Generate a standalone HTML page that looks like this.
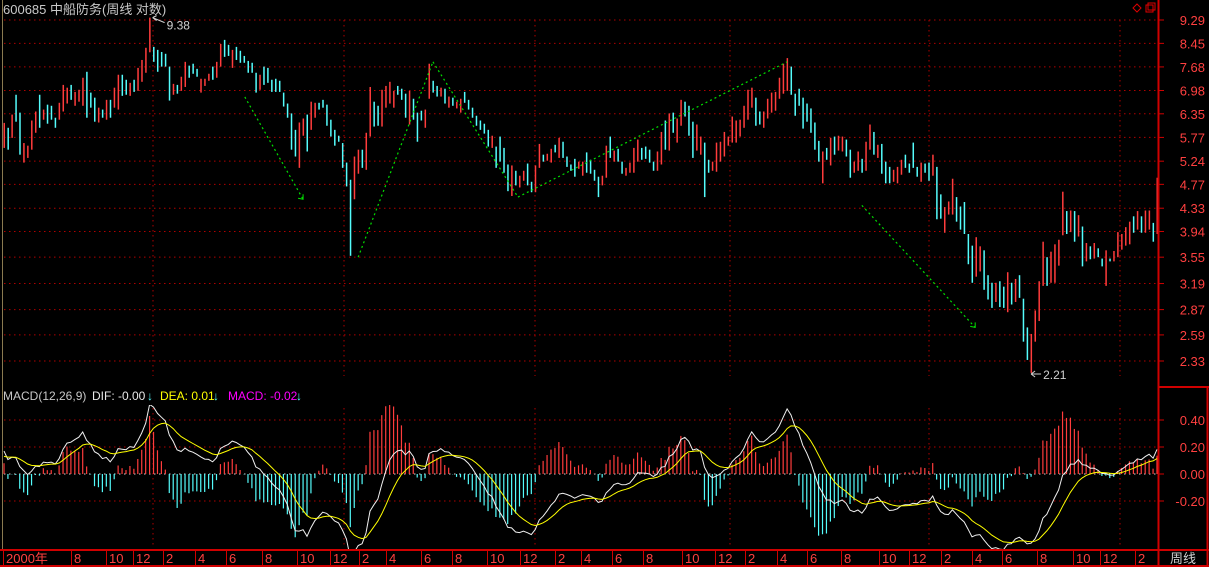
<!DOCTYPE html>
<html><head><meta charset="utf-8">
<style>
html,body{margin:0;padding:0;background:#000;width:1209px;height:567px;overflow:hidden}
svg{display:block}
text{font-family:"Liberation Sans","Noto Sans CJK SC",sans-serif}
</style></head>
<body>
<svg id="chart" width="1209" height="567" viewBox="0 0 1209 567" xmlns="http://www.w3.org/2000/svg">
<defs><clipPath id="mclip"><rect x="3" y="405" width="1155" height="144"/></clipPath></defs>
<rect x="0" y="0" width="1209" height="567" fill="#000"/>
<g id="grid"></g>
<g id="bars"></g>
<g id="trend"></g>
<g id="macd" clip-path="url(#mclip)"></g>
<g id="axes"></g>
<text x="3" y="14" font-size="13" fill="#c8c8c8">600685 中船防务(周线 对数)</text>
<text x="3" y="400" font-size="12" fill="#c8c8c8">MACD(12,26,9)</text>
<text x="92" y="400" font-size="12" fill="#e8e8e8">DIF: -0.00</text>
<text x="147" y="400" font-size="12" fill="#54fcfc">↓</text>
<text x="160" y="400" font-size="12" fill="#ffff00">DEA: 0.01</text>
<text x="213" y="400" font-size="12" fill="#54fcfc">↓</text>
<text x="228" y="400" font-size="12" fill="#ff00ff">MACD: -0.02</text>
<text x="296" y="400" font-size="12" fill="#54fcfc">↓</text>
<g>
<path d="M1137 4 L1141 8 L1137 12 L1133 8 Z" fill="none" stroke="#e00000" stroke-width="1"/>
<rect x="1146" y="5" width="7" height="7" fill="none" stroke="#e00000"/>
<rect x="1148" y="3" width="7" height="7" fill="none" stroke="#e00000"/>
</g>
</svg>
<script>
const opens=[5.53,6.00,5.76,6.86,6.38,5.21,5.31,5.49,5.88,6.86,6.20,6.59,6.56,6.25,6.20,6.41,6.62,7.14,6.56,6.67,6.56,7.53,6.92,6.78,6.13,6.46,6.20,6.72,6.51,6.46,7.44,7.29,6.83,7.29,6.97,7.23,7.50,8.15,
8.33,8.23,8.16,8.10,7.69,6.86,7.14,6.97,7.08,7.72,7.78,7.62,6.92,7.11,7.26,7.69,7.35,7.69,8.57,8.40,7.65,8.33,8.20,8.03,7.87,7.81,7.50,7.00,7.69,7.65,7.29,7.32,7.26,6.92,6.62,6.36,
5.95,5.10,5.81,6.33,5.95,6.25,6.64,6.72,6.59,6.20,5.95,5.81,5.64,5.21,4.86,4.49,4.98,5.49,5.06,5.79,6.67,6.56,6.03,6.51,6.62,6.51,7.11,7.03,6.89,6.08,6.75,6.38,6.43,6.00,6.75,7.26,7.11,6.81,7.03,6.51,6.78,6.49,6.38,6.94,6.72,6.51,6.30,6.18,6.10,5.95,5.53,5.56,5.79,5.53,5.17,4.55,5.04,4.71,4.84,5.19,4.82,4.62,5.10,5.38,5.25,5.21,5.60,5.31,5.67,5.34,5.17,5.29,5.08,4.94,5.43,5.27,5.06,4.92,4.75,4.90,5.79,5.23,5.51,5.23,4.94,5.00,5.00,5.23,5.53,5.56,5.49,5.23,5.04,5.17,6.18,5.47,6.38,5.65,6.05,6.67,6.56,6.15,5.47,5.38,5.65,5.27,5.04,5.02,5.23,5.34,5.58,5.65,5.65,5.79,6.00,6.20,6.51,6.78,6.41,6.00,6.23,6.38,6.43,6.75,6.89,6.97,7.69,6.89,7.03,6.78,6.62,6.49,6.13,5.69,4.79,5.53,5.15,5.79,5.47,5.45,5.72,5.49,5.00,5.04,5.29,5.04,5.49,5.90,5.31,5.62,5.23,5.12,4.82,4.79,4.96,5.38,5.19,5.65,5.12,4.82,5.19,5.21,4.94,5.12,4.58,3.92,4.22,4.22,4.53,4.36,4.44,3.90,3.72,3.28,3.35,3.65,3.30,3.20,2.96,3.22,3.15,2.84,3.20,2.96,3.30,3.00,2.67,2.22,2.52,2.74,3.16,3.55,3.20,3.20,3.43,3.88,4.28,3.93,4.28,3.86,4.02,3.49,3.71,3.53,3.68,3.53,3.16,3.53,3.49,3.55,3.66,3.72,3.74,4.19,3.97,4.19,3.92,3.97,4.08,3.90];
const closes=[6.12,5.49,6.33,6.15,5.38,5.64,5.58,6.18,6.41,6.00,6.46,6.10,6.20,6.00,6.64,7.14,7.06,6.72,6.94,7.00,7.35,6.25,6.51,6.15,6.51,6.25,6.72,6.25,7.06,7.44,6.83,6.86,7.20,6.94,7.65,7.90,8.30,9.38,
7.84,7.53,7.69,7.69,6.70,7.17,6.89,7.38,7.84,7.35,7.47,7.38,7.32,7.32,7.47,7.29,7.84,8.43,8.00,8.03,8.23,7.90,7.81,7.81,7.50,7.50,6.92,7.44,7.14,7.20,6.94,6.94,6.94,6.54,6.25,5.49,
5.34,6.13,6.23,5.45,6.67,6.64,6.46,6.51,6.05,5.79,5.58,5.67,5.10,4.73,3.57,5.34,5.49,5.10,5.88,7.08,6.03,6.05,7.00,7.11,7.23,6.97,6.86,6.72,6.25,6.97,6.20,5.67,6.18,6.46,7.78,6.92,6.81,7.06,6.62,6.81,6.56,6.67,6.75,6.64,6.46,6.25,6.05,5.95,5.86,5.56,5.81,5.10,5.23,5.00,4.64,5.15,4.75,4.94,5.04,4.75,4.62,5.15,5.62,5.23,5.40,5.51,5.43,5.76,5.31,5.12,5.04,4.92,5.23,5.23,5.00,4.98,4.84,4.53,4.94,5.58,5.31,5.47,5.23,4.98,5.10,5.21,5.53,5.72,5.27,5.29,5.21,5.04,5.45,5.90,5.49,6.36,5.88,6.23,6.72,6.28,5.81,5.31,6.08,5.79,4.53,5.00,5.23,5.65,5.67,5.90,5.79,6.28,6.18,6.20,6.56,7.00,7.06,6.05,6.08,6.41,6.75,6.92,6.94,7.35,7.78,7.96,6.86,6.30,6.56,5.98,6.15,5.88,5.49,5.23,5.45,5.27,5.76,5.38,5.81,5.79,5.34,4.90,5.23,5.45,5.00,5.67,6.08,5.38,5.60,4.98,4.79,4.79,5.06,5.12,5.27,5.10,5.00,5.10,4.92,5.21,5.00,4.84,5.38,4.14,4.15,4.35,4.45,4.88,4.10,3.97,3.90,3.45,3.20,3.85,3.71,3.11,2.99,2.89,3.20,2.90,2.89,3.34,2.93,3.25,3.01,2.52,2.34,2.60,2.86,3.22,3.78,3.16,3.63,3.74,3.81,4.63,3.90,4.29,3.78,4.21,3.42,3.76,3.52,3.76,3.55,3.42,3.65,3.49,3.64,3.93,3.90,4.01,4.10,3.92,4.28,3.92,4.29,4.29,3.78,4.90];
const priceTicks=[9.29,8.45,7.68,6.98,6.35,5.77,5.24,4.77,4.33,3.94,3.55,3.19,2.87,2.59,2.33];
const macdTicks=[0.40,0.20,0.00,-0.20];
const monthLabels=["2000年","8","10","12","2","4","6","8","10","12","2","4","6","8","10","12","2","4","6","8","10","12","2","4","6","8","10","12","2","4","6","8","10","12","2"];
const monthTickX=[3,71,106,133,163,195,226,262,297,330,359,386,421,452,487,520,555,581,612,643,682,715,745,777,807,841,879,909,941,972,1002,1037,1073,1100,1135];
const trendSegs=[[61.2,6.80,76,4.49],[90,3.55,109,7.84],[109,7.84,130.6,4.53],[130.6,4.53,199,7.84],[218,4.38,246.8,2.67]];
const yearLinesX=[153,344,535,730,929,1120];

const NS="http://www.w3.org/2000/svg";
function mk(tag,attrs,parent){const e=document.createElementNS(NS,tag);for(const k in attrs)e.setAttribute(k,attrs[k]);parent.appendChild(e);return e;}
const PL=1158, N=closes.length;
const xOf=i=>4+i*(1153/(N-1));
const lnTop=Math.log(9.29), lnBot=Math.log(2.33);
const yP=p=>20+(lnTop-Math.log(p))/(lnTop-lnBot)*341;
const Z=474, K=135;
const yM=v=>Z-v*K;

const grid=document.getElementById('grid');
priceTicks.forEach(p=>{const l=mk('line',{x1:4,x2:PL,y1:yP(p),y2:yP(p),stroke:'#b00000','stroke-dasharray':'1.5 3.5'},grid);

});
yearLinesX.forEach(x=>{const l=mk('line',{x1:x,x2:x,y1:20,y2:376,stroke:'#b00000','stroke-dasharray':'1.5 3.5'},grid);


const l2=mk('line',{x1:x,x2:x,y1:408,y2:548,stroke:'#b00000','stroke-dasharray':'1.5 3.5'},grid);

});
macdTicks.forEach(v=>{const l=mk('line',{x1:4,x2:PL,y1:yM(v),y2:yM(v),stroke:v===0?'#d0d0d0':'#b00000','stroke-dasharray':'1.5 3.5'},grid);

});

const bars=document.getElementById('bars');
for(let i=0;i<N;i++){const o=opens[i],c=closes[i];const up=c>=o;
const y1=yP(Math.max(o,c)),y2=yP(Math.min(o,c));
const r=mk('rect',{x:xOf(i)-0.5,y:y1,width:1.5,height:Math.max(1,y2-y1),fill:up?'#ff3c3c':'#54fcfc'},bars);

}

let hi=0,lo=0;for(let i=0;i<N;i++){if(closes[i]>closes[hi])hi=i;if(Math.min(opens[i],closes[i])<Math.min(opens[lo],closes[lo]))lo=i;}
const hx=xOf(hi)+3,hy=yP(closes[hi]);
mk('path',{d:`M${hx} ${hy} L${hx+12} ${hy+5} M${hx} ${hy} l4 -2 M${hx} ${hy} l4 3`,stroke:'#d0d0d0',fill:'none'},bars);
const ht=mk('text',{x:hx+14,y:hy+12,'font-size':12,fill:'#d0d0d0'},bars);ht.textContent=closes[hi].toFixed(2);


const lv=Math.min(opens[lo],closes[lo])-0.01;const lx=xOf(lo),ly=yP(lv);
mk('path',{d:`M${lx} ${ly} L${lx+10} ${ly} M${lx} ${ly} l4 -3 M${lx} ${ly} l4 3`,stroke:'#d0d0d0',fill:'none'},bars);
const lt=mk('text',{x:lx+12,y:ly+5,'font-size':12,fill:'#d0d0d0'},bars);lt.textContent=lv.toFixed(2);



const trend=document.getElementById('trend');
trendSegs.forEach((s,k)=>{const l=mk('line',{x1:xOf(s[0]),y1:yP(s[1]),x2:xOf(s[2]),y2:yP(s[3]),stroke:'#00e000','stroke-dasharray':'2 3','stroke-width':1.2},trend);


if(k===0||k===4){const ex=xOf(s[2]),ey=yP(s[3]);mk('path',{d:`M${ex-5} ${ey-1} L${ex} ${ey} L${ex} ${ey-5}`,stroke:'#00e000',fill:'none'},trend);}});

const dif=[],dea=[],hist=[];let e12=closes[0],e26=closes[0]*0.97,d=0.12;
for(let i=0;i<N;i++){e12=e12+(closes[i]-e12)*2/13;e26=e26+(closes[i]-e26)*2/27;const df=e12-e26;d=d+(df-d)*2/10;dif.push(df);dea.push(d);hist.push(2*(df-d));}
const mg=document.getElementById('macd');
for(let i=0;i<N;i++){const v=hist[i];const r=mk('line',{x1:xOf(i),x2:xOf(i),y1:Z,y2:yM(v),stroke:v>=0?'#ff3c3c':'#54fcfc','stroke-width':1.2},mg);

}
const pd=a=>a.map((v,i)=>(i?'L':'M')+xOf(i).toFixed(1)+' '+yM(v).toFixed(1)).join(' ');
const dl=mk('path',{d:pd(dif),stroke:'#f0f0f0',fill:'none','stroke-width':1},mg);


const el=mk('path',{d:pd(dea),stroke:'#ffff00',fill:'none','stroke-width':1},mg);



const ax=document.getElementById('axes');
mk('line',{x1:2.5,x2:2.5,y1:0,y2:549,stroke:'#8a7a50'},ax);
mk('line',{x1:1158.5,x2:1158.5,y1:0,y2:567,stroke:'#d00000','stroke-width':2},ax);
mk('line',{x1:1207.5,x2:1207.5,y1:387,y2:567,stroke:'#d00000','stroke-width':2},ax);
mk('line',{x1:1158,x2:1209,y1:387,y2:387,stroke:'#d00000','stroke-width':2},ax);
mk('line',{x1:0,x2:1209,y1:550,y2:550,stroke:'#d00000','stroke-width':2},ax);
mk('line',{x1:0,x2:1209,y1:566,y2:566,stroke:'#d00000','stroke-width':2},ax);
priceTicks.forEach(p=>{mk('line',{x1:1158,x2:1164,y1:yP(p),y2:yP(p),stroke:'#d00000'},ax);
const t=mk('text',{x:1205,y:yP(p)+5,'font-size':13,fill:'#ff4040','text-anchor':'end'},ax);t.textContent=p.toFixed(2);

});
macdTicks.forEach(v=>{mk('line',{x1:1158,x2:1164,y1:yM(v),y2:yM(v),stroke:'#d00000'},ax);
const t=mk('text',{x:1205,y:yM(v)+5,'font-size':13,fill:'#ff4040','text-anchor':'end'},ax);t.textContent=v.toFixed(2);

});
monthLabels.forEach((s,i)=>{const x=monthTickX[i];mk('line',{x1:x+0.5,x2:x+0.5,y1:550,y2:567,stroke:'#d00000'},ax);
const t=mk('text',{x:x+3,y:563,'font-size':13,fill:'#ff4040'},ax);t.textContent=s;

});
const pt=mk('text',{x:1170,y:563,'font-size':13,fill:'#d0d0d0'},ax);pt.textContent='周线';


</script>
</body></html>
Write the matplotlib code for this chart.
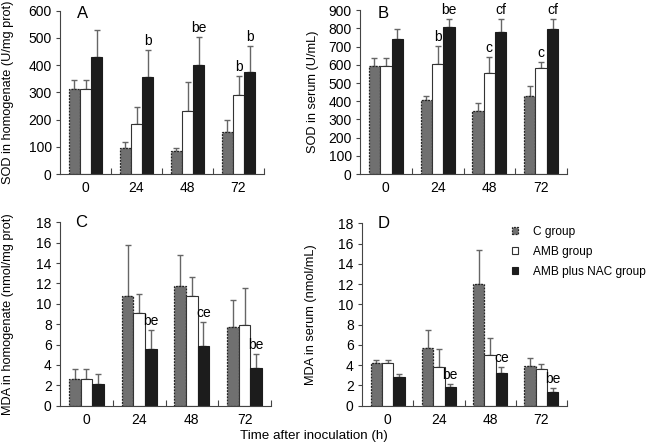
import matplotlib
matplotlib.use("Agg")
import matplotlib.pyplot as plt
import numpy as np

plt.rcParams['font.family'] = ['Liberation Sans', 'DejaVu Sans']
plt.rcParams['font.size'] = 10

# time points and groups
times = ['0', '24', '48', '72']
groups = ['C group', 'AMB group', 'AMB plus NAC group']

# A: SOD in homogenate (mean, SD)
sod_hom_c = [312, 95, 86, 153]
sod_hom_c_sd = [32, 24, 11, 44]
sod_hom_amb = [312, 182, 232, 290]
sod_hom_amb_sd = [32, 65, 105, 71]
sod_hom_nac = [429, 355, 402, 373]
sod_hom_nac_sd = [101, 101, 100, 98]

# B: SOD in serum
sod_ser_c = [594, 408, 347, 428]
sod_ser_c_sd = [46, 22, 41, 56]
sod_ser_amb = [594, 607, 556, 583]
sod_ser_amb_sd = [46, 99, 86, 35]
sod_ser_nac = [742, 806, 779, 799]
sod_ser_nac_sd = [53, 44, 71, 51]

# C: MDA in homogenate
mda_hom_c = [2.6, 10.8, 11.75, 7.7]
mda_hom_c_sd = [1.0, 5.0, 3.0, 2.7]
mda_hom_amb = [2.6, 9.1, 10.8, 7.9]
mda_hom_amb_sd = [1.0, 1.85, 1.8, 3.7]
mda_hom_nac = [2.15, 5.6, 5.9, 3.7]
mda_hom_nac_sd = [1.0, 1.85, 2.3, 1.35]

# D: MDA in serum
mda_ser_c = [4.2, 5.7, 12.05, 3.9]
mda_ser_c_sd = [0.3, 1.8, 3.35, 0.85]
mda_ser_amb = [4.2, 3.85, 5.05, 3.6]
mda_ser_amb_sd = [0.3, 1.7, 1.6, 0.55]
mda_ser_nac = [2.8, 1.8, 3.25, 1.4]
mda_ser_nac_sd = [0.3, 0.35, 0.6, 0.3]

# significance letters: (time index, group index, text)
sig_a = [(1, 2, 'b'), (2, 2, 'be'), (3, 1, 'b'), (3, 2, 'b')]
sig_b = [(1, 1, 'b'), (1, 2, 'be'), (2, 1, 'c'), (2, 2, 'cf'), (3, 1, 'c'), (3, 2, 'cf')]
sig_c = [(1, 2, 'be'), (2, 2, 'ce'), (3, 2, 'be')]
sig_d = [(1, 2, 'be'), (2, 2, 'ce'), (3, 2, 'be')]

W, H = 650, 448
fig = plt.figure(figsize=(6.5, 4.48), dpi=100)


def px_axes(x0, x1, ytop, ybot):
    return fig.add_axes([x0 / W, 1 - ybot / H, (x1 - x0) / W, (ybot - ytop) / H])


styles = [
    dict(color='#707070', edgecolor='#222222', linestyle=(0, (1.5, 1)), linewidth=0.9),
    dict(color='white', edgecolor='#333333', linewidth=0.8),
    dict(color='#1c1c1c', edgecolor='#1c1c1c', linewidth=0.8),
]


def panel(ax, series, sds, sigs, ymax, ystep, ylabel, letter, lx, ly, labx):
    x = np.arange(len(times))
    w = 0.22
    for i in range(3):
        pos = x + (i - 1) * w
        ax.bar(pos, series[i], w, **styles[i], zorder=2)
        ax.errorbar(pos, series[i], yerr=[np.zeros(len(times)), sds[i]], fmt='none',
                    ecolor='#666666', elinewidth=1, capsize=2.5, capthick=1, zorder=1)
    for t, g, s in sigs:
        top = series[g][t] + sds[g][t]
        ax.annotate(s, (x[t] + (g - 1) * w, top), xytext=(0, 1.5), textcoords='offset points',
                    ha='center', va='bottom', fontsize=10)
    ax.set_xlim(-0.5, 3.5)
    ax.set_ylim(0, ymax)
    ax.set_yticks(np.arange(0, ymax + ystep / 2, ystep))
    ax.set_xticks(x)
    ax.set_xticklabels(times)
    ax.set_xticks([0.5, 1.5, 2.5, 3.5], minor=True)
    ax.tick_params(axis='x', which='major', length=0, pad=5, labelsize=10)
    ax.tick_params(axis='x', which='minor', direction='in', length=4, width=0.8, color='#444444')
    ax.tick_params(axis='y', direction='out', length=3, width=0.8, pad=3, labelsize=10, color='#444444')
    for sp in ['top', 'right']:
        ax.spines[sp].set_visible(False)
    for sp in ['left', 'bottom']:
        ax.spines[sp].set_color('#444444')
        ax.spines[sp].set_linewidth(0.8)
    ax.set_ylabel(ylabel, fontsize=9.2)
    ax.yaxis.set_label_coords(labx, 0.5)
    ax.text(lx, ly, letter, transform=ax.transAxes, fontsize=12, ha='left', va='center')


ax_a = px_axes(60, 264, 10.7, 174)
panel(ax_a, [sod_hom_c, sod_hom_amb, sod_hom_nac], [sod_hom_c_sd, sod_hom_amb_sd, sod_hom_nac_sd],
      sig_a, 600, 100, 'SOD in homogenate (U/mg prot)', 'A', 0.083, 0.98, (14.5 - 60) / 204)

ax_b = px_axes(360, 567, 10.3, 174)
panel(ax_b, [sod_ser_c, sod_ser_amb, sod_ser_nac], [sod_ser_c_sd, sod_ser_amb_sd, sod_ser_nac_sd],
      sig_b, 900, 100, 'SOD in serum (U/mL)', 'B', 0.087, 0.98, (319 - 360) / 207)

ax_c = px_axes(60, 271, 222.3, 405.7)
panel(ax_c, [mda_hom_c, mda_hom_amb, mda_hom_nac], [mda_hom_c_sd, mda_hom_amb_sd, mda_hom_nac_sd],
      sig_c, 18, 2, 'MDA in homogenate (nmol/mg prot)', 'C', 0.071, 1.0, (14.5 - 60) / 211)

ax_d = px_axes(362, 567, 223.3, 405.7)
panel(ax_d, [mda_ser_c, mda_ser_amb, mda_ser_nac], [mda_ser_c_sd, mda_ser_amb_sd, mda_ser_nac_sd],
      sig_d, 18, 2, 'MDA in serum (nmol/mL)', 'D', 0.078, 1.0, (317 - 362) / 205)

handles = [plt.Rectangle((0, 0), 1, 1, facecolor=s['color'], edgecolor=s['edgecolor'],
                         linestyle=s.get('linestyle', '-'), linewidth=s['linewidth']) for s in styles]
fig.legend(handles, groups, loc='upper left', bbox_to_anchor=(511.5 / W, 1 - 225.5 / H), frameon=False,
           fontsize=8.6, handlelength=0.55, handleheight=0.55, handletextpad=1.25, labelspacing=0.68,
           borderpad=0, borderaxespad=0)

fig.text(314 / W, 1 - 436 / H, 'Time after inoculation (h)', ha='center', va='center', fontsize=9.6)

fig.savefig('out.png', dpi=100)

• Aim: Begin at the line that has "Write the matplotlib code for this chart.", stop after the line that has "sod_ser_nac_sd = [53, 44, 71, 51]", and reproduce every line between them exactly and nothing else. Pictures stay out of the copy.

• Right answer:
Write the matplotlib code for this chart.
import matplotlib
matplotlib.use("Agg")
import matplotlib.pyplot as plt
import numpy as np

plt.rcParams['font.family'] = ['Liberation Sans', 'DejaVu Sans']
plt.rcParams['font.size'] = 10

# time points and groups
times = ['0', '24', '48', '72']
groups = ['C group', 'AMB group', 'AMB plus NAC group']

# A: SOD in homogenate (mean, SD)
sod_hom_c = [312, 95, 86, 153]
sod_hom_c_sd = [32, 24, 11, 44]
sod_hom_amb = [312, 182, 232, 290]
sod_hom_amb_sd = [32, 65, 105, 71]
sod_hom_nac = [429, 355, 402, 373]
sod_hom_nac_sd = [101, 101, 100, 98]

# B: SOD in serum
sod_ser_c = [594, 408, 347, 428]
sod_ser_c_sd = [46, 22, 41, 56]
sod_ser_amb = [594, 607, 556, 583]
sod_ser_amb_sd = [46, 99, 86, 35]
sod_ser_nac = [742, 806, 779, 799]
sod_ser_nac_sd = [53, 44, 71, 51]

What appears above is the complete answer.